Instructions for the task → Quote the data exactly, first line to the line containing "import plotly.graph_objects as go", with no pictures.

[Begin Collected data]

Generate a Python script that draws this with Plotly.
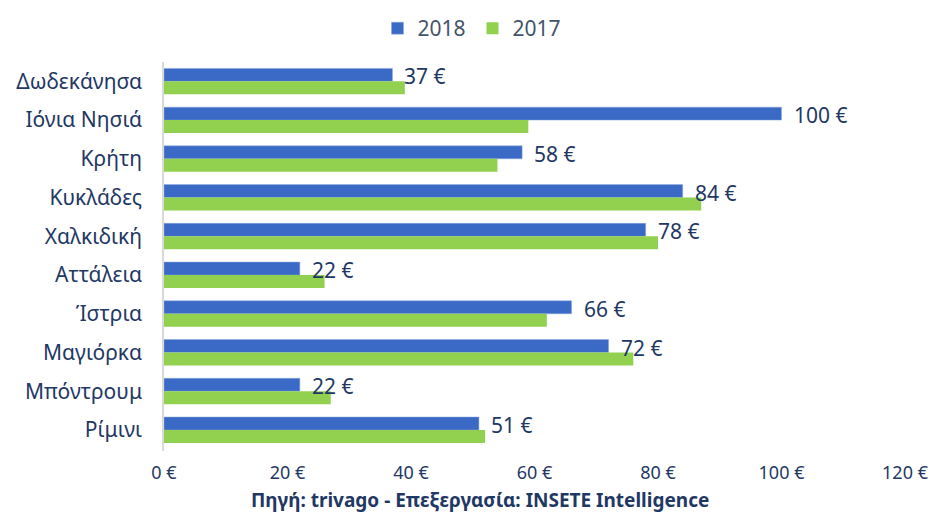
import plotly.graph_objects as go

categories = ["Δωδεκάνησα", "Ιόνια Νησιά", "Κρήτη", "Κυκλάδες", "Χαλκιδική",
              "Αττάλεια", "Ίστρια", "Μαγιόρκα", "Μπόντρουμ", "Ρίμινι"]
values_2018 = [37, 100, 58, 84, 78, 22, 66, 72, 22, 51]
values_2017 = [39, 59, 54, 87, 80, 26, 62, 76, 27, 52]
tick_values = [0, 20, 40, 60, 80, 100, 120]
tick_labels = ["0 €", "20 €", "40 €", "60 €", "80 €", "100 €", "120 €"]
source_text = "<b>Πηγή: trivago - Επεξεργασία: INSETE Intelligence</b>"

FONT = "Noto Sans"
NAVY = "#1F3864"

fig = go.Figure()
fig.add_trace(go.Bar(
    y=categories, x=values_2018, name="2018", orientation="h",
    marker=dict(color="#3A69C6", line=dict(color="#8FAADC", width=0.5)),
))
fig.add_trace(go.Bar(
    y=categories, x=values_2017, name="2017", orientation="h",
    marker=dict(color="#92D050", line=dict(width=0)),
))

for c, v in zip(categories, values_2018):
    fig.add_annotation(x=v, y=c, text=f"{v} €", showarrow=False,
                       xanchor="left", yanchor="middle", xshift=10, yshift=5,
                       font=dict(family=FONT, size=21, color=NAVY))

fig.add_annotation(xref="paper", yref="paper", x=0.427, y=-0.164,
                   xanchor="center", yanchor="bottom", showarrow=False,
                   text=source_text, font=dict(family=FONT, size=19, color=NAVY))

fig.update_layout(
    width=929, height=507,
    margin=dict(l=156, r=32, t=54, b=64, autoexpand=False),
    paper_bgcolor="white", plot_bgcolor="white",
    barmode="group", bargap=0.33, bargroupgap=0,
    font=dict(family=FONT, color=NAVY),
    legend=dict(orientation="h", x=0.5, xref="container", xanchor="center",
                y=1.0, yref="container", yanchor="top", traceorder="normal",
                entrywidth=50, entrywidthmode="pixels",
                font=dict(family=FONT, size=21, color="#44546A")),
    showlegend=True,
)
fig.update_yaxes(autorange="reversed", showline=True, linecolor="#D9D9D9", linewidth=1.5,
                 ticks="", showgrid=False, ticklabelstandoff=16, automargin=False,
                 tickfont=dict(family=FONT, size=21, color=NAVY))
fig.update_xaxes(range=[0, 120], tickvals=tick_values, ticktext=tick_labels,
                 showgrid=False, zeroline=False, showline=False, ticks="",
                 automargin=False, ticklabelstandoff=9,
                 tickfont=dict(family=FONT, size=18, color=NAVY))

fig.write_html("out.html")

[End Collected data]

Problem solution →
Generate a Python script that draws this with Plotly.
import plotly.graph_objects as go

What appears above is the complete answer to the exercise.